The rest of his talk was regarding bio and the RAID managment framework. This grew out of a need to not only minimally manage a working raid set online but also provide a standard framework that could be applied to managing RAID cards from all kinds of vendors. Currently the ami driver (ie. MegaRAID) is the only supported adapter though there are plans to add more adapters as they become available (check out mpt,mfi,ciss) as well as eventually supporting the S.M.A.R.T. drive interface. As a start, the reason why there is only minimal knobs to tweak with bioctl is that at the bare minimum one only needs a few inquery functions which are provided through the sensors framework (like state of the array/s and hot spare/s) as well as a few discovery options (like blinking leds in enclosures) and finally extremely important recovery functions are provided by bioctl (such as adding and replacing hot spares and rebuidling there with). To expand the adapter support for the RAID/bio framework we need to convince vendors to provide developers with relevant documentation and if possible sample adapters. This most valuable thing I took from this talk was to find out that when requesting documentation from vendors it is important to ask for the register set documentation as well as the device control structures and formats. While I'm sure many people would love to help convince vendors to give up the documentation we now know exactly what to ask for (as opposed to the seemingly rather useless documentation Sun provides for it's newer products).

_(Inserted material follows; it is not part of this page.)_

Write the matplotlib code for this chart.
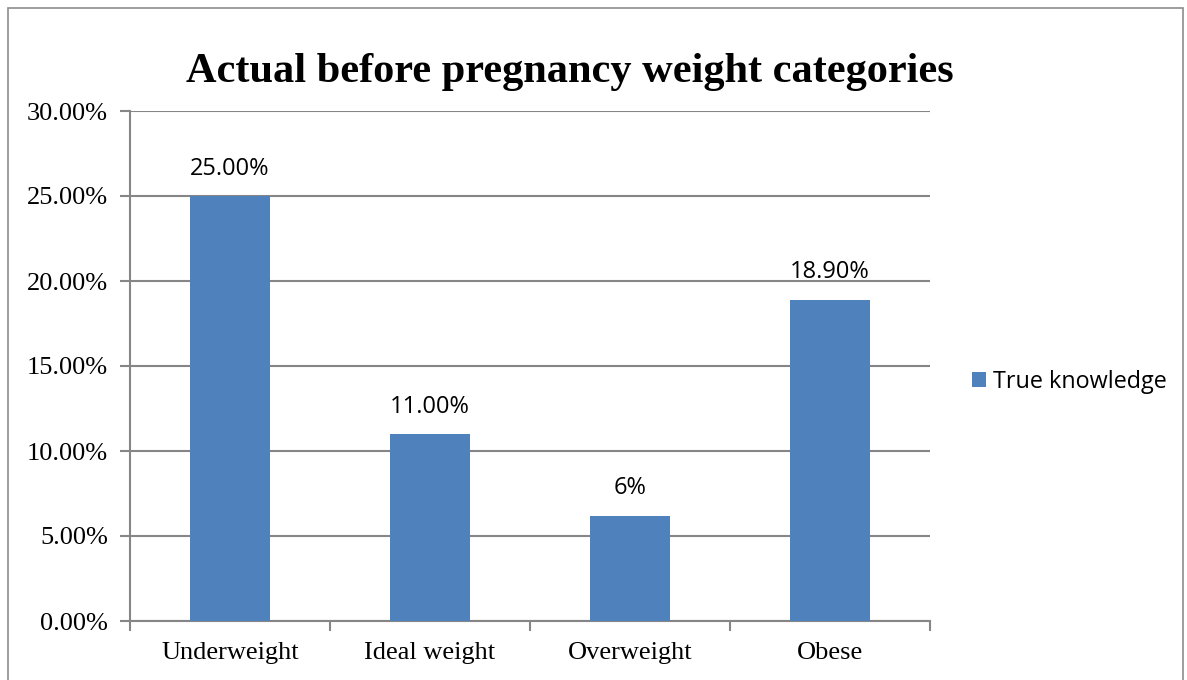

The talk ended with a few questions and an explanation about David's unimpressive experience entering into Canada which was for some reason quite common amongst the speakers. He played the strangest and most confusing video I've ever seen which he credits as being what got him across the border. I don't have a direct like to the video but lets just say it involved salami nunchunks and bacon belts.
Proactive Wireless Networks With OpenBSD:
Reyk's talk on his wireless ethernet work took place on the second day of the conference. He started his talk giving us a brief synopsys of the supported wireless chipsets (of which the rtw and (u)ral are the best supported). Reyk also was very emphatic over the OpenBSD's team's stance on binary blobs and the work done with the ath driver to make it blob free.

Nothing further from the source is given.